start DATA SECTION
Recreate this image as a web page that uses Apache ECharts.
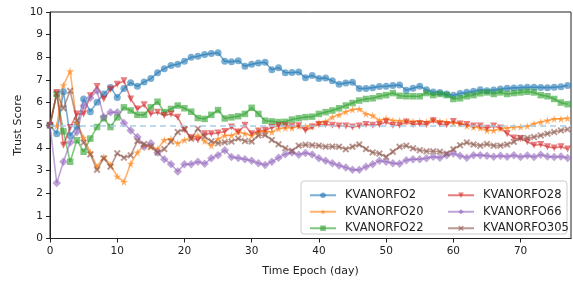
<!DOCTYPE html>
<html>
<head>
<meta charset="utf-8">
<script src="https://cdn.jsdelivr.net/npm/echarts@6/dist/echarts.min.js"></script>
<style>
html, body { margin: 0; padding: 0; background: #fff; }
#main { width: 573px; height: 282px; }
</style>
</head>
<body>
<div id="main"></div>
<script>
// time epochs (day)
var days = [0,1,2,3,4,5,6,7,8,9,10,11,12,13,14,15,16,17,18,19,20,21,22,23,24,25,26,27,28,29,
  30,31,32,33,34,35,36,37,38,39,40,41,42,43,44,45,46,47,48,49,50,51,52,53,54,55,56,57,58,59,
  60,61,62,63,64,65,66,67,68,69,70,71,72,73,74,75,76,77];

var kv2 = [5.0,4.63,6.48,4.54,4.95,6.16,5.6,6.02,6.38,6.67,6.23,6.62,6.88,6.72,6.91,7.06,7.32,7.5,7.64,7.69,
  7.83,8.0,8.05,8.12,8.17,8.2,7.83,7.8,7.85,7.61,7.69,7.75,7.78,7.45,7.54,7.32,7.33,7.35,7.1,7.2,
  7.06,7.09,6.96,6.81,6.87,6.9,6.62,6.62,6.66,6.71,6.72,6.75,6.78,6.55,6.63,6.72,6.57,6.47,6.45,6.38,
  6.32,6.4,6.46,6.5,6.57,6.52,6.56,6.6,6.63,6.65,6.66,6.68,6.68,6.67,6.66,6.68,6.7,6.76];
var kv20 = [5.0,4.97,6.77,7.39,5.1,4.45,3.8,3.17,3.6,3.25,2.74,2.5,3.3,3.8,4.1,4.05,3.95,4.35,4.4,4.2,
  4.35,4.45,4.55,4.3,4.1,4.4,4.55,4.55,4.7,4.63,4.55,4.7,4.73,4.7,4.85,4.88,4.88,4.96,4.96,4.95,
  5.11,5.17,5.36,5.46,5.6,5.69,5.72,5.5,5.43,5.21,5.3,5.21,5.2,5.17,5.17,5.17,5.14,5.25,5.17,5.15,
  5.11,5.07,4.97,4.92,4.88,4.77,4.77,4.85,4.88,4.92,4.93,4.96,5.07,5.14,5.21,5.28,5.28,5.31];
var kv22 = [5.0,6.38,4.73,3.39,4.34,3.83,4.41,4.92,5.31,4.92,5.35,5.79,5.65,5.46,5.46,5.79,6.04,5.58,5.72,5.87,
  5.75,5.6,5.32,5.28,5.46,5.67,5.3,5.35,5.4,5.5,5.77,5.5,5.2,5.17,5.14,5.15,5.25,5.31,5.36,5.38,
  5.5,5.58,5.65,5.75,5.87,5.98,6.09,6.16,6.19,6.28,6.33,6.42,6.3,6.28,6.28,6.28,6.42,6.33,6.38,6.33,
  6.16,6.19,6.28,6.33,6.41,6.45,6.38,6.45,6.38,6.42,6.45,6.48,6.45,6.33,6.28,6.16,6.0,5.93];
var kv28 = [5.0,6.45,4.12,4.9,5.5,5.5,6.3,6.71,6.16,6.59,6.81,6.96,6.16,5.72,5.9,5.5,5.57,5.43,5.5,5.35,
  4.8,4.45,4.35,4.63,4.63,4.66,4.72,4.92,4.7,5.0,4.63,4.75,4.78,4.9,4.98,4.98,4.96,4.98,4.77,4.92,
  5.03,5.03,5.0,4.97,4.97,4.92,4.97,5.03,5.0,5.03,5.14,5.0,5.0,5.14,5.03,5.07,5.03,5.2,5.05,5.02,
  5.17,5.05,5.03,4.97,4.97,4.87,4.97,4.88,4.63,4.44,4.41,4.27,4.12,4.15,4.05,4.0,4.05,3.95];
var kv66 = [5.0,2.45,3.39,4.24,4.7,5.86,6.2,6.52,5.36,5.57,5.57,5.1,4.77,4.48,4.05,4.2,3.8,3.5,3.28,2.96,
  3.28,3.28,3.39,3.3,3.54,3.68,3.9,3.6,3.55,3.5,3.43,3.32,3.25,3.39,3.57,3.72,3.8,3.7,3.78,3.71,
  3.54,3.43,3.32,3.22,3.13,3.03,3.03,3.17,3.28,3.43,3.39,3.32,3.3,3.46,3.5,3.5,3.54,3.61,3.57,3.68,
  3.75,3.65,3.57,3.68,3.68,3.65,3.61,3.65,3.61,3.68,3.6,3.66,3.6,3.7,3.62,3.6,3.62,3.55];
var kv305 = [5.0,6.4,5.75,6.52,5.21,4.24,3.71,3.03,3.54,3.17,3.76,3.57,3.67,4.3,4.17,4.05,3.8,3.95,4.28,4.7,
  4.83,4.41,4.85,4.5,4.29,4.2,4.25,4.28,4.41,4.3,4.28,4.55,4.57,4.35,4.16,3.98,3.87,4.1,4.14,4.12,
  4.1,4.05,4.06,4.05,3.94,4.05,4.15,3.95,3.8,3.75,3.6,3.83,4.05,4.1,3.98,3.9,3.85,3.85,3.83,3.75,
  3.94,4.12,4.24,4.15,4.1,4.17,4.1,4.1,4.15,4.27,4.44,4.44,4.48,4.55,4.63,4.7,4.77,4.82];

var xTicks = [0, 10, 20, 30, 40, 50, 60, 70];
var baseline = 5;

var FONT = 'DejaVu Sans';
var STAR = 'path://M50,0 L61,35 L98,35 L68,57 L79,91 L50,70 L21,91 L32,57 L2,35 L39,35 Z';
var XMARK = 'path://M2,0 L5,3 L8,0 L10,2 L7,5 L10,8 L8,10 L5,7 L2,10 L0,8 L3,5 L0,2 Z';

function pairs(vals) {
  return days.map(function (d, i) { return [d, vals[i]]; });
}

function mk(name, vals, color, symbol, size, rotate) {
  return {
    name: name,
    type: 'line',
    data: pairs(vals),
    symbol: symbol,
    symbolSize: size,
    symbolRotate: rotate || 0,
    showSymbol: true,
    lineStyle: { color: color, width: 1.6, opacity: 0.6 },
    itemStyle: { color: color, opacity: 0.6 },
    emphasis: { disabled: true }
  };
}

var series = [
  mk('KVANORFO2', kv2, '#1f77b4', 'circle', 7),
  mk('KVANORFO20', kv20, '#ff7f0e', STAR, 8),
  mk('KVANORFO22', kv22, '#2ca02c', 'rect', 6.5),
  mk('KVANORFO28', kv28, '#d62728', 'triangle', 7, 180),
  mk('KVANORFO66', kv66, '#9467bd', 'diamond', 8.5),
  mk('KVANORFO305', kv305, '#8c564b', XMARK, 7)
];
series[0].markLine = {
  silent: true,
  symbol: 'none',
  label: { show: false },
  lineStyle: { color: '#a9cbe6', type: [6, 4], width: 1.5, opacity: 1 },
  data: [{ yAxis: baseline }]
};

var legendBase = {
  orient: 'vertical',
  top: 182,
  itemWidth: 26,
  itemHeight: 7,
  itemGap: 0,
  selectedMode: false,
  z: 20,
  textStyle: { fontFamily: FONT, fontSize: 11.5, lineHeight: 16.5, color: '#222', padding: [0, 0, 0, 4] }
};

var chart = echarts.init(document.getElementById('main'));
chart.setOption({
  animation: false,
  backgroundColor: '#fff',
  grid: { left: 50, right: 2, top: 12, bottom: 41, show: true, borderColor: '#222', borderWidth: 1, backgroundColor: 'transparent' },
  xAxis: {
    type: 'value',
    min: 0,
    max: 77.5,
    name: 'Time Epoch (day)',
    nameLocation: 'middle',
    nameGap: 33,
    nameMoveOverlap: false,
    nameTextStyle: { fontFamily: FONT, fontSize: 11, color: '#222', verticalAlign: 'middle' },
    axisLine: { lineStyle: { color: '#222' } },
    axisTick: { length: 4, lineStyle: { color: '#222' }, customValues: xTicks },
    axisLabel: { fontFamily: FONT, fontSize: 10.5, color: '#222', margin: 7, customValues: xTicks },
    splitLine: { show: false }
  },
  yAxis: {
    type: 'value',
    min: 0,
    max: 10,
    interval: 1,
    name: 'Trust Score',
    nameLocation: 'middle',
    nameGap: 32,
    nameMoveOverlap: false,
    nameTextStyle: { fontFamily: FONT, fontSize: 11, color: '#222', verticalAlign: 'middle' },
    axisLine: { show: true, lineStyle: { color: '#222' } },
    axisTick: { show: true, length: 4, lineStyle: { color: '#222' } },
    axisLabel: { fontFamily: FONT, fontSize: 10.5, color: '#222', margin: 7 },
    splitLine: { show: false }
  },
  graphic: [{
    type: 'rect',
    z: 15,
    shape: { x: 301, y: 181, width: 266, height: 53, r: 3 },
    style: { fill: 'rgba(255,255,255,0.8)', stroke: '#cccccc', lineWidth: 1 }
  }],
  legend: [
    Object.assign({}, legendBase, { left: 304, data: ['KVANORFO2', 'KVANORFO20', 'KVANORFO22'] }),
    Object.assign({}, legendBase, { left: 442, data: ['KVANORFO28', 'KVANORFO66', 'KVANORFO305'] })
  ],
  series: series
});
</script>
</body>
</html>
end DATA SECTION
▶ _EXERCISE AIM_: Each line from the top of the material through the line containing "60,61,62,63,64,65,66,67,68,69,70,71,72,73,74,75,76,77];" should be reproduced exactly; please drop any images.

▶ _RESULT OF THIS EXERCISE_:
Recreate this image as a web page that uses Apache ECharts.
<!DOCTYPE html>
<html>
<head>
<meta charset="utf-8">
<script src="https://cdn.jsdelivr.net/npm/echarts@6/dist/echarts.min.js"></script>
<style>
html, body { margin: 0; padding: 0; background: #fff; }
#main { width: 573px; height: 282px; }
</style>
</head>
<body>
<div id="main"></div>
<script>
// time epochs (day)
var days = [0,1,2,3,4,5,6,7,8,9,10,11,12,13,14,15,16,17,18,19,20,21,22,23,24,25,26,27,28,29,
  30,31,32,33,34,35,36,37,38,39,40,41,42,43,44,45,46,47,48,49,50,51,52,53,54,55,56,57,58,59,
  60,61,62,63,64,65,66,67,68,69,70,71,72,73,74,75,76,77];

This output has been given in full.